5 top tips for opening your first savings account

Congratulations on securing employment, the days of beans on toast and re-wearing socks are over! Now that you have steady income, it’s time to start thinking about where you’re going to store all of that cash.

The going advice for young people with salaries is to spend money on experiences rather than stuff. You’ve got the rest of your life to buy decor but you’re only young once.

That said, there’s no better feeling than having a nest-egg account for a rainy day. With these top tips for opening a savings account, you can secure the future and stop worrying about the present.

1. Know how much you’re aiming for

Most savings accounts come with a minimum initial investment of £1 but can extend as far as £100,000. You obviously won’t need to worry about the latter but if you have an idea of how much you want to save, it’s better looking for accounts with larger initial investments limits. The more you put in, the more you’ll get back in interest.

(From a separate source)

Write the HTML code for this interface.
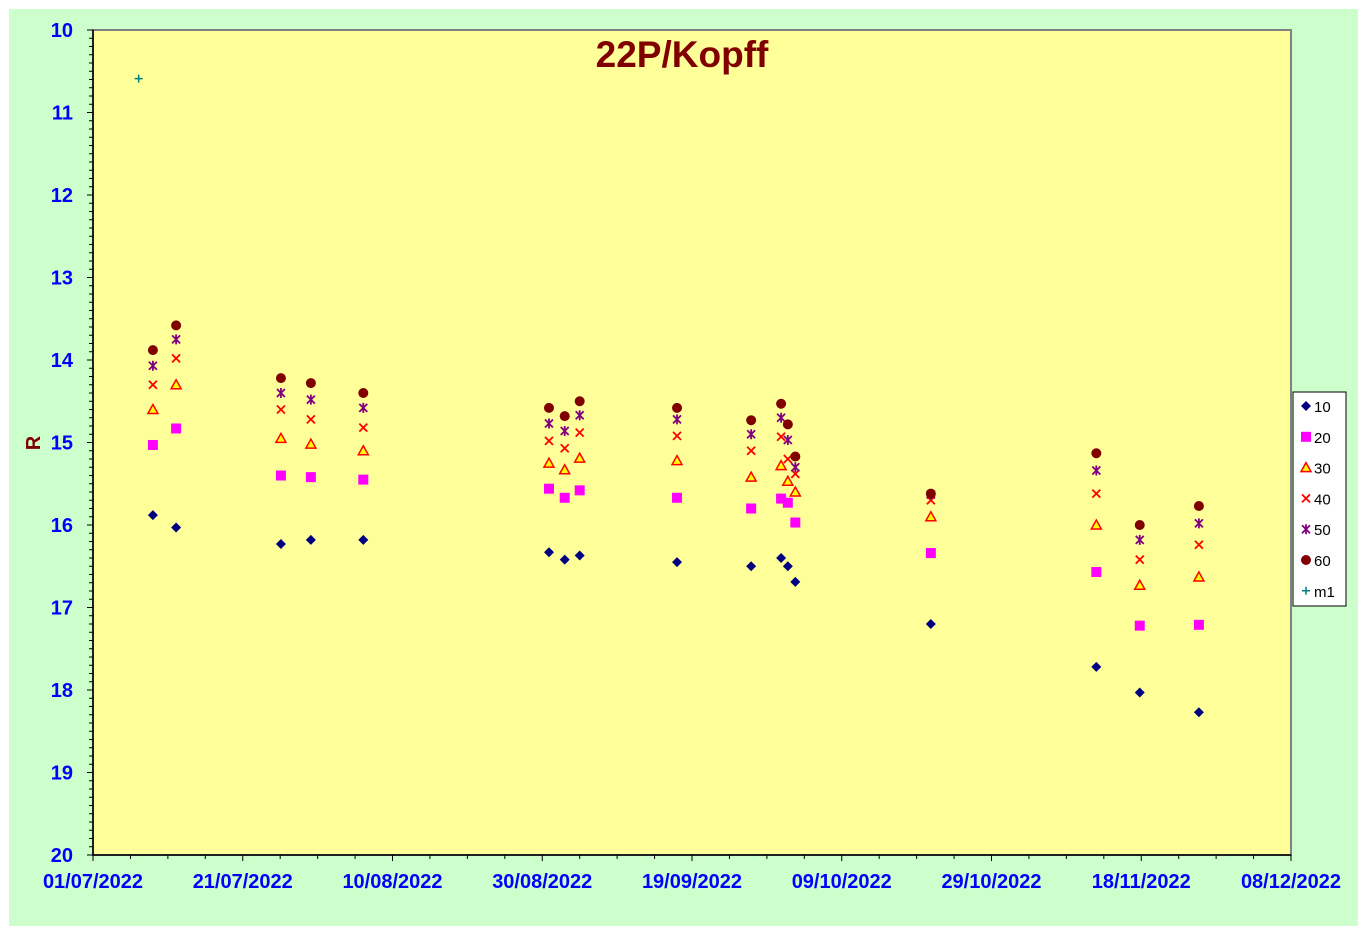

2. Is a fixed rate account for you?

If you’ve got this far, we’re hoping you understand how interest basically works. A fixed rate account typically lasts a year and is perfect for locking away a sum of money without worrying about the fluctuating market. The catch is that you cannot make withdrawals at will but there’s nothing to say that you can’t open a fixed rate account as well as an accessible savings account.

3. A notice account might be better

If you want a better interest rate but want to access your account periodically, a notice account is for you. This account requires a notice period for any withdrawals. In recent years the advantage of a better interest than an instant access has lessened so a notice account serves the purpose of discouraging impulsive withdrawals.

4. It’s a (bonus) trap!

You’ve got to watch your back when it comes to shifting money about. Some interest rates come with bonuses that have unexpected expiry rates. Keep your eyes on these and shift your money as soon as they end to get the most out your interest.

5. Easy-peasy access

Preferred by the recently employed, an instant (or easy) access account has a lower return but allows for, you guessed it, instant access. Some accounts have limited withdrawals so be sure to read the small print but most these days allow for freedom of funds. Happy banking!